Aircraft Rollover Charts - how do they work?

How do airlines decide which aircraft flies to a certain destination and then onwards to another destination ?
As in an aircraft operating as Flt123 reaches destination X and then flies to another station Y as Flt 124 and so on non stop.
Aircraft D-CNDH Airbus 333 will do SEA-FRA and then return as FRA - SEA or might go FRA-DEL and then operate DEL-MUC ?
How does the rollover chart compensate when an aircraft is delayed considerably or goes AOG ?
When you count the number of aircraft and the number of stations they fly to, there should some sort of logic behind the planning. It is mindboggling to me.

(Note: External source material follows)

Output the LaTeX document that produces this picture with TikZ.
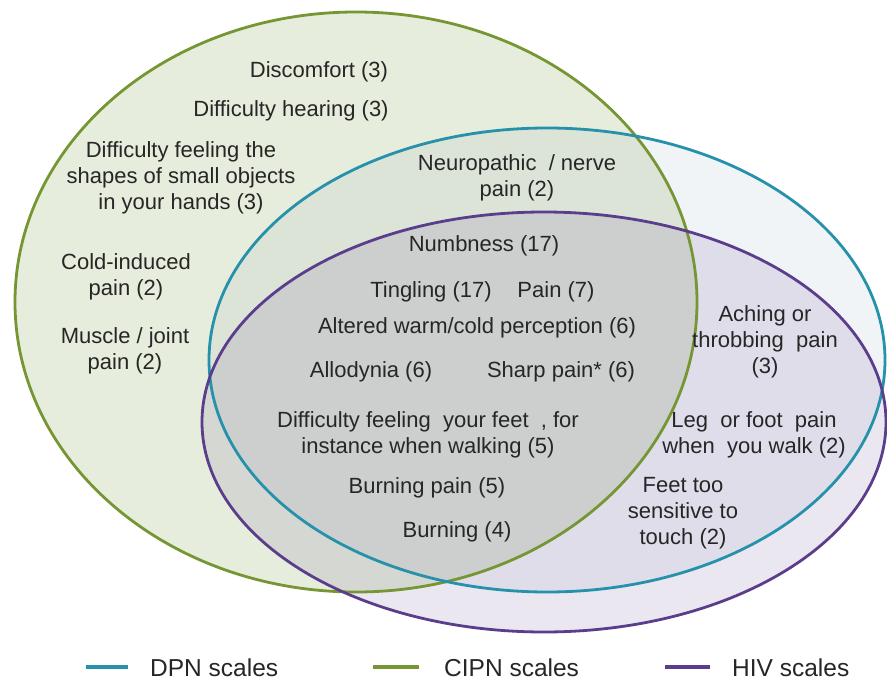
\documentclass[tikz,border=0pt]{standalone}
\usepackage{fontspec}
\setmainfont[Ligatures=NoCommon]{Liberation Sans}
\usetikzlibrary{shapes.geometric}
\definecolor{cgreen}{RGB}{118,150,52}
\definecolor{cblue}{RGB}{38,145,170}
\definecolor{cbluefill}{RGB}{150,175,195}
\definecolor{cpurple}{RGB}{90,62,140}
\definecolor{ctext}{RGB}{38,38,38}
\tikzset{
  lbl/.style={align=center, text=ctext, inner sep=0pt, font=\fontsize{22}{26}\selectfont},
  leg/.style={anchor=west, text=ctext, inner sep=0pt, font=\fontsize{24.5}{28}\selectfont},
  ring/.style={ellipse, inner sep=0pt, line width=2.8pt},
  legline/.style={line width=4pt},
}
\begin{document}
\begin{tikzpicture}[x=1pt, y=-1pt]
\useasboundingbox[fill=white] (0,0) rectangle (887,685);
% fills
\fill[cgreen, fill opacity=0.17] (356,302) ellipse [x radius=341, y radius=290];
\fill[cbluefill, fill opacity=0.13] (547,360) ellipse [x radius=338, y radius=232];
\fill[cpurple, fill opacity=0.12] (544,422) ellipse [x radius=342, y radius=210];
% outlines
\node[ring, draw=cgreen, minimum width=682pt, minimum height=580pt] (cipn) at (356,302) {};
\node[ring, draw=cblue, minimum width=676pt, minimum height=464pt] (dpn) at (547,360) {};
\node[ring, draw=cpurple, minimum width=684pt, minimum height=420pt] (hiv) at (544,422) {};
% labels
\node[lbl] (discomfort) at (319,72) {Discomfort (3)};
\node[lbl] (hearing) at (291,111) {Difficulty hearing (3)};
\node[lbl] (shapes) at (181,178) {Difficulty feeling the\\shapes of small objects\\in your hands (3)};
\node[lbl] (neuro) at (517,178) {Neuropathic \ / nerve\\pain (2)};
\node[lbl] (numb) at (484,246) {Numbness (17)};
\node[lbl] (cold) at (126,277) {Cold-induced\\pain (2)};
\node[lbl] (tingling) at (431,292) {Tingling (17)};
\node[lbl] (pain) at (556,292) {Pain (7)};
\node[lbl] (altered) at (477,328) {Altered warm/cold perception (6)};
\node[lbl] (aching) at (765,342) {Aching or\\throbbing \ pain\\(3)};
\node[lbl] (muscle) at (125,351) {Muscle / joint\\pain (2)};
\node[lbl] (allodynia) at (371,372) {Allodynia (6)};
\node[lbl] (sharp) at (561,372) {Sharp pain* (6)};
\node[lbl] (feet) at (428,435) {Difficulty feeling \ your feet \ , for\\instance when walking (5)};
\node[lbl] (leg) at (754,435) {Leg \ or foot \ pain\\when \ you walk (2)};
\node[lbl] (burnpain) at (427,488) {Burning pain (5)};
\node[lbl] (sensitive) at (683,513) {Feet too\\sensitive to\\touch (2)};
\node[lbl] (burning) at (457,532) {Burning (4)};
% legend
\coordinate (la1) at (86,667); \coordinate (la2) at (128,667);
\coordinate (lb1) at (373,667); \coordinate (lb2) at (419,667);
\coordinate (lc1) at (665,667); \coordinate (lc2) at (710,667);
\draw[legline, cblue] (la1) -- (la2);
\draw[legline, cgreen] (lb1) -- (lb2);
\draw[legline, cpurple] (lc1) -- (lc2);
\node[leg] (legdpn) at (150,668) {DPN scales};
\node[leg] (legcipn) at (444,668) {CIPN scales};
\node[leg] (leghiv) at (732,668) {HIV scales};
\end{tikzpicture}
\end{document}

I don’t have a GQ-worthy answer, but there are a few general principles :

  • Airlines have a lot of data to back up their decisions on plane assignments for routine flights. On a normal weekday, N people are going to want to fly from point A to point B at 7:00 AM, and N-3 people from point B to point C at 9:30 AM. On a normal Friday, it’s 17% more, etc.
  • Every night, it’s possible to wipe out most delays that accumulated during the day.
  • Airlines operate on thin margins, and need to ensure their planes are as full as possible (or at least have someone paying for almost every seat). They use overbooking to make it happen. Overbooking penalties are part of the equation.
  • On special occasions (like Thanksgiving in the U.S.) the planning is different but it still fails often and people do miss connections, etc. This is not pleasant for anyone, but people expect it to happen to some extent. It may not be necessary (from the airline’s point of view) to add enough planes to make everybody happy.
  • It’s possible for an airline to know (from its data) that there will probably be 1 in 179 flights that can’t take off because of mechanical stuff. That can be mitigated by having a small number of available spare 737s or A330s (with crews) at the main hubs.

Looks like it’s a big mathematical modeling exercise, and something where there’s still a lot of work being done to optimize it.

Here’s a PDF that talks about some of the considerations:

It’s not just the equipment, it’s the crew too. Crew are only certified to fly certain aircraft (or common type rated aircraft) at one time.

For example, United may have a crew base for 777 and 787 pilots in Denver, but only 767 pilots in Cleveland. On a flight with a B777 from DEN to CLE, they need to plan the flight to return to a 777 base before the pilots time out or deadhead the return pilots with the outbound flight.

Thank you so much for this : )

For me the more than pax and crew, is how they decide where an aircraft is going to fly to next.
PHAOB does YYC-AMS. Then it might do AMS-EBB then return doing EBB-AMS and then it does AMS-ACC and so on. That is the type of rollover I meant. :slight_smile:
When we extrapolate that over a fleet, it would have been quite a feat to do that on paper before computers took over. Like weight and balance using a slide rule type device before visual load control software made it a breeze.